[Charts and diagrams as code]
┌──

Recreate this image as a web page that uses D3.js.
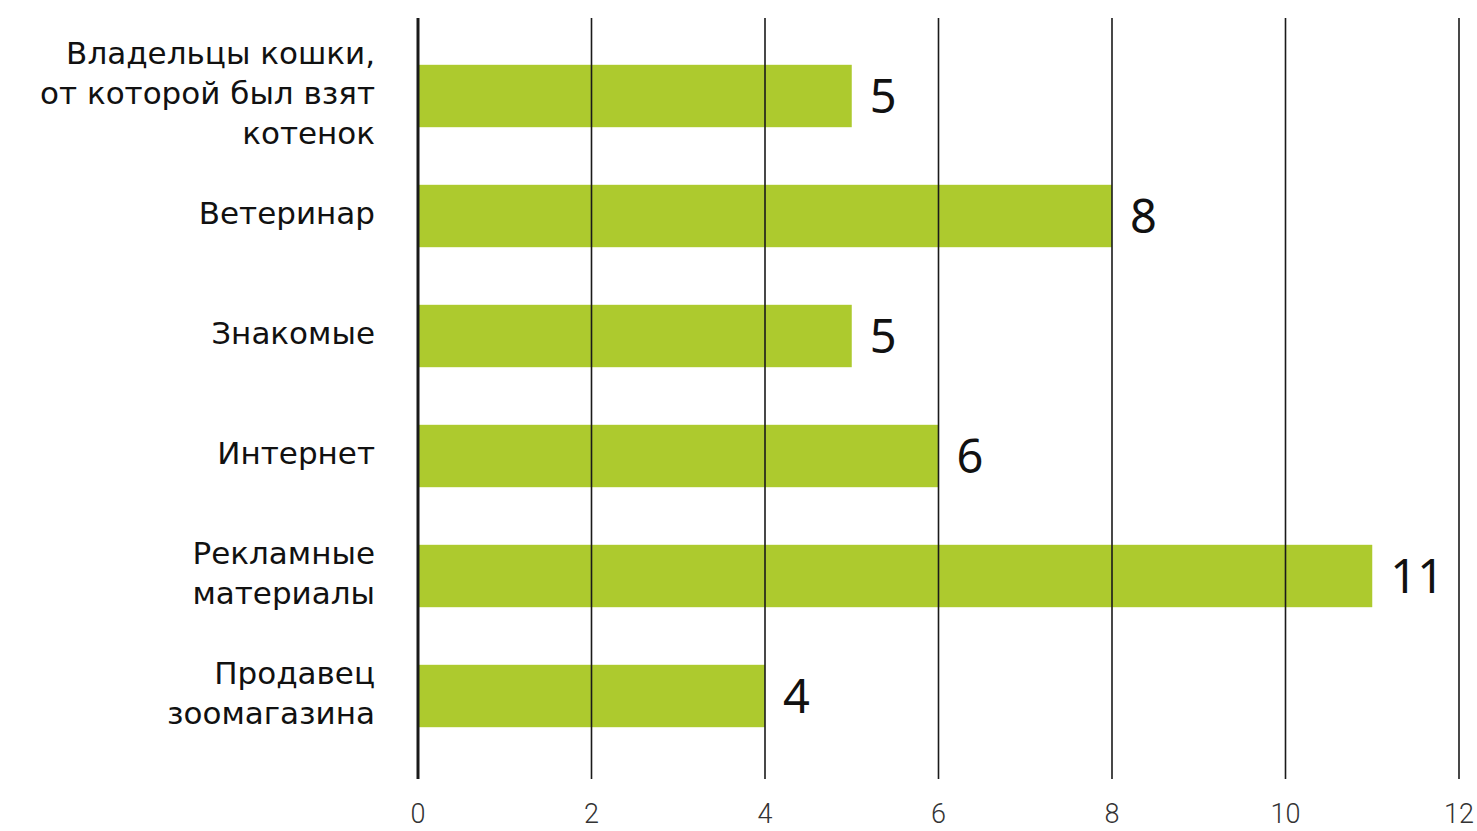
<!DOCTYPE html>
<html>
<head>
<meta charset="utf-8">
<script src="https://cdn.jsdelivr.net/npm/d3@7"></script>
<style>
  body { margin: 0; background: #fff; }
  svg { display: block; }
</style>
</head>
<body>
<svg width="1477" height="831"></svg>
<script>
// categories (top to bottom), multi-line labels
var categories = [
  ["Владельцы кошки,", "от которой был взят", "котенок"],
  ["Ветеринар"],
  ["Знакомые"],
  ["Интернет"],
  ["Рекламные", "материалы"],
  ["Продавец", "зоомагазина"]
];
var values = [5, 8, 5, 6, 11, 4];
var tickValues = [0, 2, 4, 6, 8, 10, 12];

var svg = d3.select("svg");

var xScale = d3.scaleLinear().domain([0, 12]).range([418, 1459]);
var yScale = d3.scaleBand()
  .domain(d3.range(categories.length))
  .range([36, 756])
  .paddingInner(0.48)
  .paddingOuter(0.24);

var gridTop = 18, gridBottom = 779;

// bars
svg.selectAll("rect.bar")
  .data(values)
  .enter()
  .append("rect")
  .attr("class", "bar")
  .attr("x", xScale(0))
  .attr("y", function(d, i) { return yScale(i); })
  .attr("width", function(d) { return xScale(d) - xScale(0); })
  .attr("height", yScale.bandwidth())
  .style("fill", "#adca2e");

// gridlines on top of bars
svg.selectAll("line.grid")
  .data(tickValues)
  .enter()
  .append("line")
  .attr("class", "grid")
  .attr("x1", function(d) { return xScale(d); })
  .attr("x2", function(d) { return xScale(d); })
  .attr("y1", gridTop)
  .attr("y2", gridBottom)
  .style("stroke", "#1a1a1a")
  .style("stroke-width", function(d) { return d === 0 ? 3 : 1.6; });

// x tick labels
svg.selectAll("text.tick")
  .data(tickValues)
  .enter()
  .append("text")
  .attr("class", "tick")
  .attr("x", function(d) { return xScale(d); })
  .attr("y", 823)
  .attr("text-anchor", "middle")
  .style("font-family", "Roboto, sans-serif")
  .style("font-weight", 300)
  .style("font-size", "27px")
  .style("fill", "#333")
  .text(function(d) { return d; });

// value labels
svg.selectAll("text.value")
  .data(values)
  .enter()
  .append("text")
  .attr("class", "value")
  .attr("x", function(d) { return xScale(d) + 18; })
  .attr("y", function(d, i) { return yScale(i) + yScale.bandwidth() / 2; })
  .attr("dy", "0.36em")
  .style("font-family", "'Noto Sans', sans-serif")
  .style("font-size", "47px")
  .style("fill", "#111")
  .text(function(d) { return d; });

// category labels
var lineH = 40;
var catLabels = svg.selectAll("text.cat")
  .data(categories)
  .enter()
  .append("text")
  .attr("class", "cat")
  .attr("text-anchor", "end")
  .style("font-family", "'DejaVu Sans', sans-serif")
  .style("font-size", "31px")
  .style("fill", "#111")
  .attr("transform", function(d, i) {
    var cy = yScale(i) + yScale.bandwidth() / 2 - 3;
    return "translate(375," + (cy - (d.length - 1) * lineH / 2) + ")";
  });

catLabels.selectAll("tspan")
  .data(function(d) { return d; })
  .enter()
  .append("tspan")
  .attr("x", 0)
  .attr("y", function(d, j) { return j * lineH; })
  .attr("dy", "0.35em")
  .text(function(d) { return d; });
</script>
</body>
</html>
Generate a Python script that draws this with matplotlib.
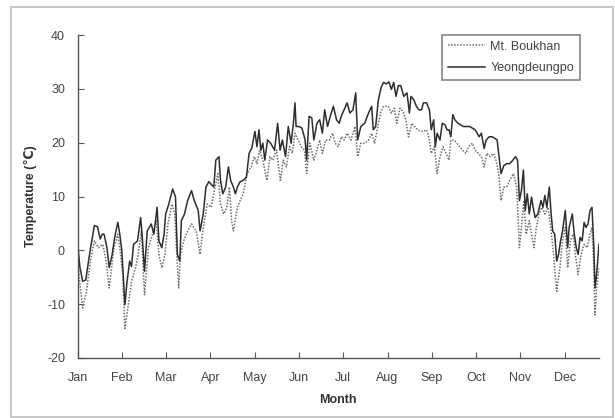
import matplotlib
matplotlib.use("Agg")
import matplotlib.pyplot as plt
from matplotlib.patches import Rectangle

plt.rcParams['font.family'] = ['Liberation Sans', 'DejaVu Sans']

# Daily mean temperature (day of year, deg C)
yd_days = [0.0, 1.6, 3.6, 5.8, 7.7, 9.0, 11.8, 14.0, 15.9, 17.3, 18.6, 20.6, 22.2, 24.1, 26.1,
           28.2, 29.6, 31.0, 33.2, 34.6, 36.5, 37.8, 39.2, 42.0, 44.2, 45.2, 46.9, 48.8, 51.6,
           53.5, 55.7, 57.0, 59.0, 60.6, 61.7, 63.9, 66.6, 68.6, 69.9, 71.6, 72.7, 74.9, 77.1,
           79.8, 81.7, 84.5, 85.8, 88.0, 89.9, 91.9, 95.4, 96.8, 99.0, 100.1, 101.7, 103.7,
           105.6, 107.2, 109.1, 110.5, 111.9, 113.8, 116.0, 118.2, 120.1, 122.0, 124.2, 125.6,
           127.0, 128.3, 129.7, 131.1, 133.0, 135.2, 137.9, 140.1, 141.8, 143.4, 145.6, 147.5,
           149.5, 151.1, 152.2, 153.0, 154.9, 157.1, 159.3, 160.4, 162.1, 164.0, 165.4, 167.6,
           169.5, 171.4, 173.0, 175.0, 176.9, 179.1, 181.3, 183.2, 184.6, 188.7, 190.6, 192.8,
           194.7, 196.1, 198.3, 201.0, 203.7, 205.9, 207.0, 208.7, 210.6, 212.5, 214.2, 216.1,
           218.0, 219.7, 221.3, 222.9, 224.6, 226.2, 228.4, 230.6, 232.3, 233.4, 235.3, 237.2,
           238.9, 240.8, 242.1, 244.3, 246.3, 247.6, 249.3, 250.4, 251.7, 253.7, 255.3, 257.2,
           258.6, 260.0, 261.3, 262.7, 264.1, 266.3, 268.2, 270.1, 272.3, 274.5, 276.4, 278.3,
           281.1, 282.7, 284.6, 286.0, 288.2, 290.1, 292.1, 293.7, 294.8, 296.4, 298.4, 300.3,
           302.5, 304.7, 306.6, 308.0, 309.3, 310.7, 312.1, 313.4, 314.8, 316.2, 317.8, 318.9,
           320.3, 322.2, 324.4, 325.8, 327.1, 328.5, 330.2, 331.5, 332.6, 334.0, 335.4, 336.7,
           338.1, 339.5, 341.4, 343.1, 344.1, 346.3, 347.7, 349.1, 350.4, 351.8, 353.2, 354.6,
           355.9, 357.3, 358.7, 360.1, 361.4, 362.2, 363.3, 365.0]
yd_temp = [1.75, -3.0, -5.75, -5.5, -2.0, 0.2, 4.6, 4.4, 2.1, 3.0, 3.0, 0.5, -3.2, -1.0, 2.5,
           5.2, 3.0, 0.0, -10.1, -6.0, -2.0, -3.0, 1.1, 1.75, 6.1, 3.0, -3.9, 3.6, 4.9,
           3.0, 8.0, 1.75, 0.5, 3.0, 6.75, 8.6, 11.4, 9.9, -0.75, -2.0, 5.5, 6.75, 9.25,
           11.1, 9.25, 7.4, 3.6, 6.75, 11.75, 12.75, 11.75, 16.75, 17.4, 13.0, 10.5, 11.75,
           15.5, 13.0, 11.75, 10.5, 11.75, 12.75, 13.0, 13.6, 18.0, 19.0, 22.1, 19.25,
           22.4, 18.6, 19.9, 16.75, 20.5, 19.9, 18.6, 23.6, 18.6, 20.5, 17.4, 23.0,
           19.9, 23.6, 27.4, 23.0, 23.0, 22.7, 20.5, 16.75, 24.9, 24.6, 20.5, 23.6,
           24.25, 21.75, 26.1, 23.0, 24.9, 26.75, 24.25, 23.6, 24.9, 27.4, 25.5, 26.1,
           29.25, 20.5, 23.0, 23.6, 25.5, 26.75, 22.4, 23.0, 28.0, 30.25, 31.2, 30.9,
           31.3, 29.9, 31.2, 28.6, 30.6, 30.6, 28.6, 29.25, 25.5, 28.6, 28.0, 26.75,
           26.1, 26.1, 27.4, 27.4, 26.1, 22.4, 24.25, 19.25, 21.75, 20.5, 23.6, 23.3,
           22.4, 22.4, 21.1, 25.2, 24.25, 23.6, 23.3, 23.0, 23.0, 23.0, 22.7, 22.4,
           21.1, 21.75, 18.9, 20.5, 21.1, 21.1, 20.8, 20.5, 18.0, 14.25, 15.75, 16.1,
           16.1, 16.75, 17.4, 16.75, 9.25, 11.1, 14.9, 7.4, 10.5, 6.75, 9.9, 8.0,
           6.1, 6.75, 9.25, 8.0, 10.2, 8.0, 11.75, 6.75, 3.6, 3.0, -2.0, -0.75,
           1.75, 3.6, 7.4, 0.5, 4.25, 6.75, 3.0, 0.5, -0.75, 2.4, 1.75, 5.2,
           4.25, 4.9, 7.4, 8.0, 0.5, -7.0, -4.5, 1.1]

mb_days = [0.0, 1.6, 3.6, 6.3, 9.0, 11.8, 14.5, 17.8, 20.0, 22.2, 25.5, 28.2, 29.6, 31.5, 33.2,
           35.9, 37.8, 40.6, 42.5, 44.7, 46.9, 49.6, 52.4, 55.1, 57.0, 59.0, 61.2, 63.3, 66.1,
           68.0, 70.8, 72.1, 74.3, 77.1, 79.8, 83.1, 85.8, 88.0, 90.8, 93.5, 96.3, 98.2, 100.1,
           102.3, 104.5, 106.4, 107.8, 109.1, 111.9, 113.8, 116.0, 118.7, 121.5, 123.7, 125.6,
           127.5, 129.7, 132.5, 134.7, 136.6, 139.3, 142.0, 144.0, 146.2, 148.4, 150.3, 152.2,
           154.4, 156.6, 158.8, 160.4, 162.6, 165.4, 167.6, 169.5, 171.4, 173.6, 176.3, 178.5,
           180.4, 182.4, 184.6, 186.7, 188.7, 191.4, 194.2, 196.1, 198.3, 201.0, 203.7, 205.9,
           207.9, 209.8, 212.0, 214.2, 217.5, 219.7, 221.6, 223.5, 225.7, 227.9, 229.8, 231.7,
           233.9, 236.1, 238.0, 240.0, 242.1, 244.3, 246.3, 247.6, 249.8, 251.7, 253.7, 255.9,
           258.1, 260.0, 261.3, 263.5, 265.5, 267.4, 269.6, 271.8, 273.7, 276.4, 278.3, 280.5,
           282.7, 284.6, 286.6, 288.8, 291.0, 292.9, 294.8, 296.4, 298.4, 300.3, 302.5, 305.2,
           307.4, 309.3, 310.7, 312.4, 314.0, 316.2, 317.8, 319.5, 321.1, 323.0, 325.0, 327.1,
           329.3, 331.2, 333.2, 335.4, 337.6, 339.5, 341.4, 343.1, 345.0, 346.9, 348.5, 350.4,
           352.4, 354.6, 356.8, 358.7, 360.1, 361.4, 362.2, 363.3, 365.0]
mb_temp = [-1.0, -6.0, -10.7, -7.6, -2.0, 1.75, 0.5, 1.1, -2.0, -7.0, 0.5, 3.0, 0.5, -4.0, -14.5,
           -9.5, -5.75, -3.25, -0.75, 3.6, -8.25, 0.5, 3.0, 5.5, -0.75, -3.25, -0.75, 4.9, 8.6,
           6.75, -7.0, -0.75, 1.75, 3.6, 4.9, 3.6, -0.75, 4.25, 8.6, 8.0, 11.75, 14.25, 8.6,
           6.75, 8.0, 11.75, 5.5, 3.6, 8.0, 9.25, 10.5, 14.25, 15.5, 17.4, 16.1,
           18.6, 16.75, 13.0, 17.4, 16.75, 18.6, 13.0, 16.75, 15.5, 19.25, 18.0, 21.75,
           20.5, 19.25, 18.6, 14.25, 19.9, 16.75, 18.6, 20.5, 18.0, 20.5, 20.5, 21.75,
           19.9, 19.25, 21.1, 20.5, 21.75, 20.5, 23.0, 17.4, 19.9, 19.9, 20.5, 21.75,
           19.9, 22.4, 25.5, 26.75, 26.75, 25.5, 26.4, 23.6, 26.4, 25.75, 24.25, 21.1,
           23.6, 23.0, 22.4, 22.1, 22.1, 22.4, 20.5, 18.0, 19.25, 14.25, 17.4, 19.25,
           18.0, 16.75, 20.5, 20.5, 19.9, 19.25, 18.6, 18.0, 19.25, 19.9, 18.6, 18.0,
           17.4, 15.5, 18.0, 17.4, 18.0, 16.75, 14.25, 9.25, 11.75, 11.75, 13.0, 14.25,
           11.75, 0.5, 4.25, 9.25, 3.0, 5.5, 3.0, 0.5, 4.25, 6.75, 8.0, 6.75,
           8.0, 4.25, -0.75, -7.6, -3.25, 1.75, 4.25, -3.25, 1.75, 3.0, -0.75, -4.5,
           -0.75, 1.1, 0.5, 3.0, 4.25, -3.25, -12.0, -7.0, -3.25]

month_labels = ['Jan', 'Feb', 'Mar', 'Apr', 'May', 'Jun',
                'Jul', 'Aug', 'Sep', 'Oct', 'Nov', 'Dec']
tick_step = 31
y_ticks = [-20, -10, 0, 10, 20, 30, 40]

fig = plt.figure(figsize=(6.15, 4.18), dpi=100)
fig.patch.set_facecolor('white')

# chart-area frame
fig.patches.append(Rectangle((11 / 615, 1 / 418), 602 / 615, 410 / 418,
                             transform=fig.transFigure, fill=False,
                             edgecolor='#c8c8c8', linewidth=1.5))

ax = fig.add_axes([77.5 / 615, 1 - 358 / 418, (599 - 77.5) / 615, (358 - 35) / 418])

ax.plot(mb_days, mb_temp, color='#6e6e6e', linestyle=(0, (1, 1)), linewidth=1.1,
        label='Mt. Boukhan')
ax.plot(yd_days, yd_temp, color='#2e2e2e', linestyle='-', linewidth=1.1,
        label='Yeongdeungpo')

ax.set_xlim(0, 365)
ax.set_ylim(-20, 40)
ax.set_xticks([i * tick_step for i in range(len(month_labels))])
ax.set_xticklabels(month_labels)
ax.set_yticks(y_ticks)
ax.set_yticklabels([str(v) for v in y_ticks])

for side in ('top', 'right'):
    ax.spines[side].set_visible(False)
for side in ('left', 'bottom'):
    ax.spines[side].set_color('#555555')
    ax.spines[side].set_linewidth(1.0)

ax.tick_params(axis='both', direction='in', length=4, width=0.8, colors='#555555',
               labelcolor='#444444', labelsize=9)
ax.tick_params(axis='x', pad=10)
ax.tick_params(axis='y', pad=9)

ax.set_xlabel('Month', fontsize=9, fontweight='bold', color='#333333', labelpad=7)
ax.set_ylabel('Temperature (\u2103)', fontsize=9, fontweight='bold', color='#333333',
              labelpad=7)

leg = ax.legend(loc='upper right', bbox_to_anchor=(0.963, 1.0), frameon=True,
                fancybox=False, fontsize=9, handlelength=3.0, borderpad=0.45,
                labelspacing=0.75, handletextpad=0.4, borderaxespad=0.0)
leg.get_frame().set_edgecolor('#666666')
leg.get_frame().set_linewidth(1.2)
for t in leg.get_texts():
    t.set_color('#444444')

fig.savefig('out.png', dpi=100, facecolor='white')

└──

Skip all pictures and retype only the stretch from the line that holds "Generate a Python" through the line that holds "plt.rcParams['font.family'] = ['Liberation", exactly as written.

■ **TASK ANSWER**:
Generate a Python script that draws this with matplotlib.
import matplotlib
matplotlib.use("Agg")
import matplotlib.pyplot as plt
from matplotlib.patches import Rectangle

plt.rcParams['font.family'] = ['Liberation Sans', 'DejaVu Sans']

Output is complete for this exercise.